Jupiter and Saturn aligning at night for first time in 800 years

For most of us, 2020 has been a year we'd rather put behind us, but Monday brings the chance for something really worth remembering because it hasn't been seen in almost 800 years.

For the first time since the Middle Ages, we'll be able to see Jupiter and Saturn align in a spectacular way.

From Earth's viewpoint, they've been moving closer and closer together. Soon they'll align to just one-tenth of a degree apart - about the thickness of a coin.

Through binoculars or a small telescope, you'll be able to see both planets join.

Planets are constantly moving across our night sky, sometimes appearing very far from each other, other times appearing close. When they're close, that's called a Great Conjunction.

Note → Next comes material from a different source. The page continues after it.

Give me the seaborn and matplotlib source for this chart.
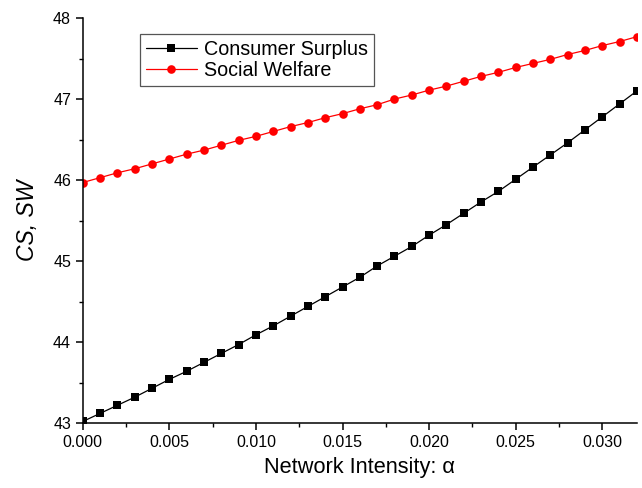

It last happened in 1623, but it was during the daytime which made it hard to see.

This time, it's at night, and the last time that happened was 1226 when Genghis Khan ruled the Mongol Empire.

"No one alive today has seen this, so it's pretty rare," Stardome Observatory astronomy educator John Rowe says.

Around the world, space enthusiasts have been watching as the planets get closer.

Monday's the day, and here's how you can see it.

"Wait for the sun to set, and just to the right of where the sun went down, look up a little bit and they'll be the first two points of light coming out as the sky darkens," Rowe says.

Astronomers say after the year we've had, the night sky's a good way to take our minds off things. 

Jupiter and Saturn are the largest, brightest gas planets in our solar system, so maybe this Great Conjunction is the bright light we need to shine us into 2021.